Description of the task >>
Write out the opening lines of the data word for word, up to and including the line with "import plotly.graph_objects as go", and leave every picture and every later line out.

(Stored entries)
***

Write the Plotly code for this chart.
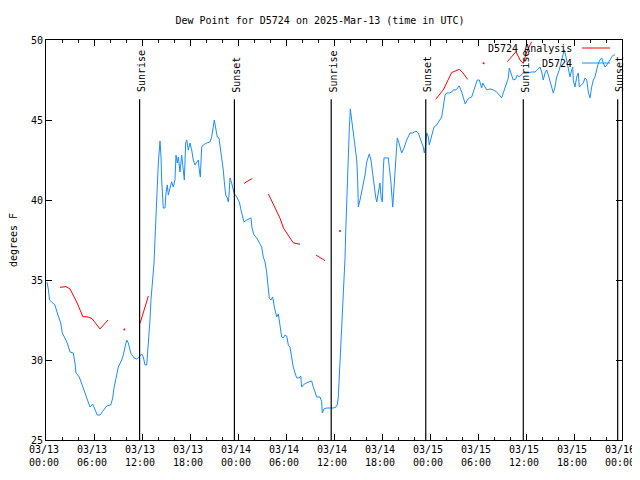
import plotly.graph_objects as go

# ---- data (hours since 2025-03-13 00:00 UTC) ----
obs_hours = [0.12,0.31,0.44,0.75,1.12,1.41,1.84,2.04,2.25,2.66,3.0,3.41,3.62,3.75,4.16,4.66,5.09,5.5,5.84,6.12,
 6.41,6.75,7.16,7.59,8.09,8.34,8.5,8.75,9.04,9.46,9.66,9.88,10.09,10.29,10.59,11.0,11.34,11.66,11.96,12.16,
 12.38,12.59,12.71,12.91,13.0,13.12,13.34,13.5,13.62,13.75,13.91,14.04,14.25,14.38,14.46,14.59,14.66,14.88,15.0,15.16,
 15.29,15.5,15.71,15.91,16.12,16.25,16.41,16.54,16.75,16.96,17.16,17.29,17.46,17.59,17.79,18.0,18.21,18.41,18.62,18.84,
 19.04,19.16,19.29,19.46,19.66,20.09,20.5,20.71,20.91,21.04,21.21,21.41,21.62,21.75,21.96,22.16,22.29,22.46,22.66,22.79,
 22.88,23.0,23.21,23.5,23.84,24.16,24.46,24.75,25.09,25.5,25.62,25.75,26.0,26.34,26.66,26.96,27.16,27.38,27.59,27.71,
 27.91,28.12,28.34,28.54,28.84,29.04,29.25,29.46,29.66,29.88,30.09,30.29,30.5,30.71,30.91,31.12,31.34,31.66,31.84,31.96,
 32.16,32.5,33.0,33.21,33.41,33.62,33.84,34.25,34.46,34.54,34.75,35.09,35.91,36.25,36.41,36.54,36.66,36.84,36.96,37.09,
 37.25,37.38,37.46,37.59,37.66,37.79,37.91,38.04,38.21,38.41,38.62,38.84,38.96,39.04,39.25,39.46,39.66,39.88,40.09,40.41,
 40.62,40.84,41.0,41.21,41.34,41.54,41.75,41.88,42.04,42.16,42.25,42.5,42.79,42.91,43.09,43.34,43.5,43.66,43.75,43.91,
 44.12,44.46,44.75,45.09,45.5,45.84,46.25,46.54,46.75,46.96,47.16,47.29,47.46,47.59,47.79,47.91,48.21,48.5,48.84,49.25,
 49.46,49.66,49.88,50.09,50.41,50.71,50.91,51.25,51.66,51.96,52.16,52.41,52.66,52.91,53.21,53.41,53.62,53.91,54.16,54.34,
 54.46,54.59,54.88,55.09,55.5,55.91,56.34,56.66,56.96,57.16,57.38,57.59,57.79,57.91,58.09,58.25,58.41,58.71,58.91,59.16,
 59.46,59.66,60.0,60.29,60.71,61.12,61.41,61.75,61.96,62.16,62.38,62.59,62.79,63.0,63.21,63.41,63.62,63.84,64.16,64.46,
 64.66,64.79,65.0,65.16,65.29,65.5,65.71,65.84,65.91,66.12,66.34,66.54,66.66,66.96,67.16,67.38,67.59,67.79,68.0,68.21,
 68.41,68.62,68.84,69.04,69.25,69.46,69.66,69.88,70.09,70.29,70.5,70.71,70.91,71.12]
obs_dewpt = [34.88,34.38,33.75,33.63,33.44,32.94,32.31,31.69,31.44,31.06,30.5,30.44,29.81,29.19,28.94,28.25,27.69,27.06,27.25,26.88,
 26.56,26.56,26.88,27.13,27.19,27.63,28.25,28.94,29.56,30.0,30.31,30.81,31.25,31.06,30.44,30.13,30.06,30.19,30.38,30.19,
 29.69,29.69,30.44,31.69,32.5,33.75,35.0,36.06,37.5,39.19,40.44,42.31,43.69,42.69,41.25,40.44,39.5,39.5,40.44,40.94,
 40.31,40.75,41.13,40.81,41.25,42.81,42.31,42.69,41.75,42.81,41.88,41.25,43.56,43.75,43.13,43.56,43.13,42.5,42.19,42.38,
 42.5,41.88,41.44,43.31,43.44,43.56,43.63,43.94,44.56,45.0,44.5,43.94,43.88,43.44,42.5,41.88,41.13,40.31,40.13,39.88,
 40.31,41.38,41.06,40.44,40.19,39.88,39.19,38.63,38.75,38.88,38.88,38.25,37.81,37.63,37.38,37.06,36.44,36.13,35.44,34.81,
 33.88,33.75,33.94,33.31,32.69,32.88,32.19,31.44,31.38,31.56,31.5,30.94,30.81,30.13,29.56,29.19,28.88,28.88,29.0,28.31,
 28.44,28.56,28.63,28.69,28.31,28.0,27.69,27.69,27.38,26.69,26.94,27.0,27.0,27.06,27.19,27.69,28.88,30.19,31.75,33.31,
 34.81,36.38,37.94,39.81,41.88,43.13,44.38,45.69,45.0,44.38,43.56,42.5,41.25,39.56,40.0,40.5,41.06,41.56,42.38,42.88,
 42.5,41.56,41.06,40.19,39.88,40.44,41.06,40.19,39.88,41.88,42.63,42.63,42.63,42.06,41.25,39.56,40.63,41.88,42.69,43.88,
 43.56,42.94,43.25,43.75,44.19,44.19,44.31,44.19,43.88,43.56,43.31,42.94,43.44,44.19,43.94,43.44,43.94,44.56,44.69,45.0,
 45.19,45.81,46.56,46.69,46.69,46.75,46.88,46.88,47.13,46.75,46.44,46.0,46.25,46.38,46.44,46.75,47.19,47.5,47.5,47.19,
 47.0,47.31,47.06,46.88,46.94,46.88,46.75,46.56,46.38,46.69,47.0,47.38,47.63,48.25,47.94,47.63,47.5,47.56,47.81,47.69,
 47.81,47.94,47.94,47.94,48.0,48.0,48.13,48.31,48.0,47.5,47.94,48.13,47.81,47.5,47.06,46.69,47.06,47.69,48.13,48.75,
 49.19,49.38,48.94,48.56,48.13,47.69,48.13,48.31,47.5,47.06,47.69,47.94,47.06,47.19,47.31,47.63,47.5,46.75,46.38,47.06,
 47.5,47.69,48.25,48.56,48.75,48.88,48.56,48.31,48.44,48.56,48.75,48.94,49.06,49.06]

# analysis series: None separates gaps
ana_hours = [1.75,2.5,3.0,3.9,4.6,5.25,5.75,6.75,7.75,None,
             9.8,None,
             11.75,12.8,None,
             24.75,25.8,None,
             27.8,28.4,29.25,29.7,30.3,30.9,31.75,None,
             33.75,34.88,None,
             36.75,None,
             48.7,49.66,50.7,51.66,52.1,52.7,None,
             54.7,None,
             57.66,58.75,59.25,59.66,60.1,60.7]
ana_dewpt = [34.54,34.59,34.44,33.56,32.71,32.69,32.59,31.94,32.5,None,
             31.9,None,
             32.29,34.0,None,
             41.04,41.35,None,
             40.38,39.79,38.86,38.23,37.81,37.33,37.23,None,
             36.56,36.21,None,
             38.06,None,
             46.29,46.88,47.96,48.17,47.96,47.54,None,
             48.54,None,
             48.64,49.27,48.75,48.54,49.27,49.89]
single_pts_h = [9.8, 36.75, 54.7]
single_pts_v = [31.9, 38.06, 48.54]

sun_hours = [11.7, 23.55, 35.65, 47.47, 59.66, 71.46]
sun_labels = ["Sunrise", "Sunset", "Sunrise", "Sunset", "Sunrise", "Sunset"]

tick_hours = [0, 6, 12, 18, 24, 30, 36, 42, 48, 54, 60, 66, 72]
tick_text = ["03/13<br>00:00", "03/13<br>06:00", "03/13<br>12:00", "03/13<br>18:00",
             "03/14<br>00:00", "03/14<br>06:00", "03/14<br>12:00", "03/14<br>18:00",
             "03/15<br>00:00", "03/15<br>06:00", "03/15<br>12:00", "03/15<br>18:00",
             "03/16<br>00:00"]

FONT = "DejaVu Sans Mono"
FS = 10
BLUE = "#1a8cff"
RED = "#ff0000"

# page has an 8px body margin: lay out in page pixels, then offset
OFF = 8
W, H = 640 - OFF, 480 - OFF
L, R, T, B = 46 - OFF, 622 - OFF, 40 - OFF, 440 - OFF
def px(x):  # page pixel -> paper fraction
    return (x - OFF - L) / (R - L)
def py(y):
    return (B - (y - OFF)) / (B - T)

fig = go.Figure()
fig.add_trace(go.Scatter(x=ana_hours, y=ana_dewpt, mode="lines", connectgaps=False,
                         line=dict(color=RED, width=1), name="D5724 Analysis", showlegend=False))
fig.add_trace(go.Scatter(x=single_pts_h, y=single_pts_v, mode="markers",
                         marker=dict(color=RED, size=2), showlegend=False))
fig.add_trace(go.Scatter(x=obs_hours, y=obs_dewpt, mode="lines",
                         line=dict(color=BLUE, width=1), name="D5724", showlegend=False))

line_top = 46.3
for h, lab in zip(sun_hours, sun_labels):
    fig.add_shape(type="line", xref="x", yref="y", x0=h, x1=h, y0=25, y1=line_top,
                  line=dict(color="black", width=1.2))
    fig.add_annotation(x=h, y=46.6, xref="x", yref="y", text=lab, textangle=-90,
                       showarrow=False, xanchor="center", yanchor="bottom", xshift=2,
                       font=dict(family=FONT, size=FS, color="black"))

# legend (gnuplot style: text on left, sample on right)
fig.add_annotation(x=px(574), y=py(48), xref="paper", yref="paper", text="D5724 Analysis", showarrow=False,
                   xanchor="right", yanchor="middle", font=dict(family=FONT, size=FS, color="black"))
fig.add_annotation(x=px(574), y=py(63), xref="paper", yref="paper", text="D5724", showarrow=False,
                   xanchor="right", yanchor="middle", font=dict(family=FONT, size=FS, color="black"))
fig.add_shape(type="line", xref="paper", yref="paper", x0=px(582), x1=px(610), y0=py(48), y1=py(48),
              line=dict(color=RED, width=1))
fig.add_shape(type="line", xref="paper", yref="paper", x0=px(582), x1=px(610), y0=py(63), y1=py(63),
              line=dict(color=BLUE, width=1))

fig.update_layout(
    width=W, height=H,
    margin=dict(l=L, r=W - R, t=T, b=H - B, pad=0, autoexpand=False),
    paper_bgcolor="white", plot_bgcolor="white",
    title=dict(text="Dew Point for D5724 on 2025-Mar-13 (time in UTC)", x=px(320), xanchor="center",
               xref="paper", y=1 - (20 - OFF) / H, yanchor="middle",
               font=dict(family=FONT, size=FS, color="black")),
    font=dict(family=FONT, size=FS, color="black"),
    xaxis=dict(range=[0, 72], tickmode="array", tickvals=tick_hours, ticktext=tick_text,
               ticks="inside", ticklen=6, tickcolor="black", showline=True, linecolor="black",
               linewidth=1, mirror="ticks", showgrid=False, zeroline=False, automargin=False,
               ticklabelshift=-2,
               minor=dict(dtick=2, tick0=0, ticks="inside", ticklen=3, tickcolor="black", showgrid=False)),
    yaxis=dict(range=[25, 50], dtick=5, tick0=25, ticks="inside", ticklen=6, tickcolor="black",
               showline=True, linecolor="black", linewidth=1, mirror="ticks", showgrid=False,
               zeroline=False, automargin=False,
               title=dict(text="degrees F", standoff=14, font=dict(family=FONT, size=FS))),
)

fig.write_html("out.html")
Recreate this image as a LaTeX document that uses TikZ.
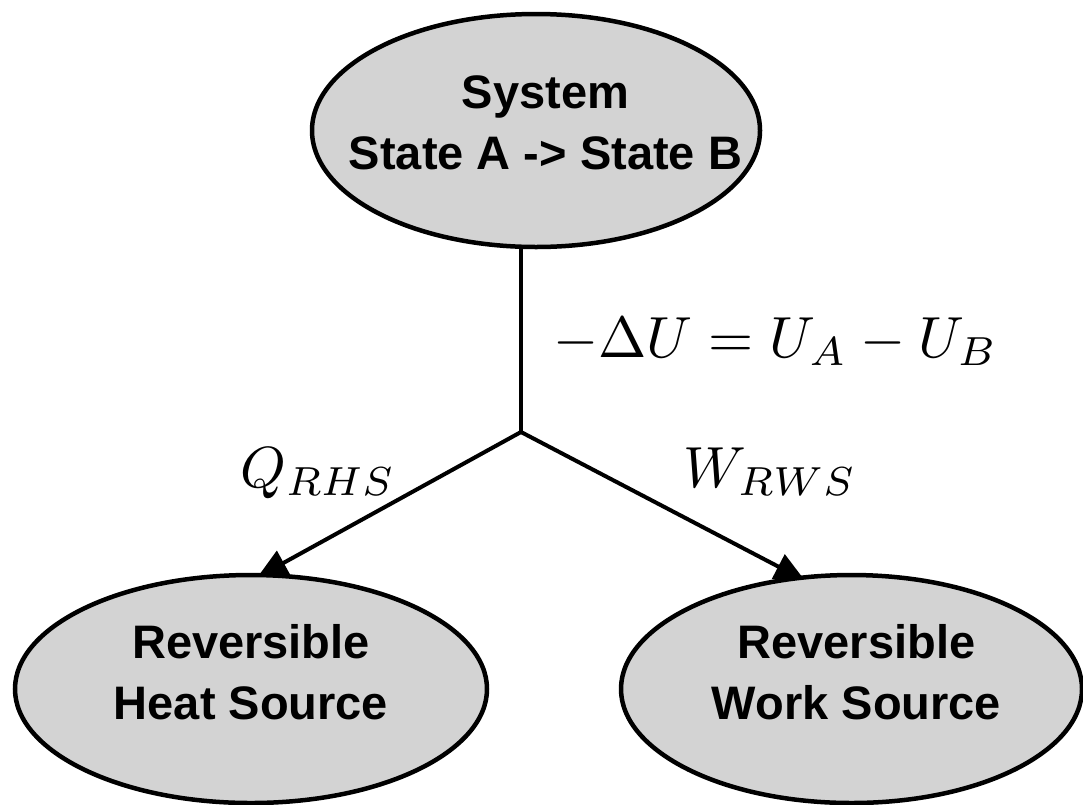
\documentclass[tikz,border=0pt]{standalone}
\usepackage{graphicx}
\usepackage{fontspec}
\newfontfamily\helv{Liberation Sans}
\usetikzlibrary{shapes.geometric,arrows.meta}
\definecolor{ellfill}{RGB}{211,211,211}
\pgfdeclarelayer{background}
\pgfsetlayers{background,main}
\newcommand{\bigmath}[1]{\scalebox{5.8}{$#1$}}
% two centred lines; #3 = raise of first baseline above node centre, #4 = twice the x shift
\newcommand{\elltext}[4]{\raisebox{#3}[0pt][0pt]{\makebox[0pt]{\hspace*{#4}\begin{tabular}[t]{@{}c@{}}#1\\#2\end{tabular}}}}
\begin{document}
\begin{tikzpicture}[x=1pt,y=-1pt,
  ell/.style={ellipse,draw=black,line width=4.5pt,fill=ellfill,inner sep=0pt,
    font=\helv\bfseries\fontsize{47}{61}\selectfont},
  conn/.style={line width=4pt},
  arr/.style={conn,-{Triangle[width=27pt,length=30pt]}},
  lbl/.style={inner sep=0pt}]
\useasboundingbox (0,0) rectangle (1083,804);
\node[ell,minimum width=448pt,minimum height=233pt] (sys) at (536,130.5)
  {\elltext{System}{State A -> State B}{22pt}{19pt}};
\node[ell,minimum width=472pt,minimum height=228pt] (heat) at (251,689)
  {\elltext{Reversible}{Heat Source}{31pt}{0pt}};
\node[ell,minimum width=461pt,minimum height=228pt] (work) at (851.5,689)
  {\elltext{Reversible}{Work Source}{31pt}{10pt}};
\coordinate (jn) at (521,432);
\begin{pgfonlayer}{background}
\draw[conn] (sys.south -| jn) -- (jn);
\draw[arr,shorten >=-9pt] (jn) -- (heat.83);
\draw[arr,shorten >=-9.5pt] (jn) -- (work.116);
\end{pgfonlayer}
\node[lbl,anchor=base west] (du) at (553,357) {\bigmath{-\Delta U = U_A - U_B}};
\node[lbl,anchor=base] (q) at (318,487) {\bigmath{Q_{RHS}}};
\node[lbl,anchor=base] (w) at (770,487) {\bigmath{W_{RWS}}};
\end{tikzpicture}
\end{document}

***

Task output >>
Write the Plotly code for this chart.
import plotly.graph_objects as go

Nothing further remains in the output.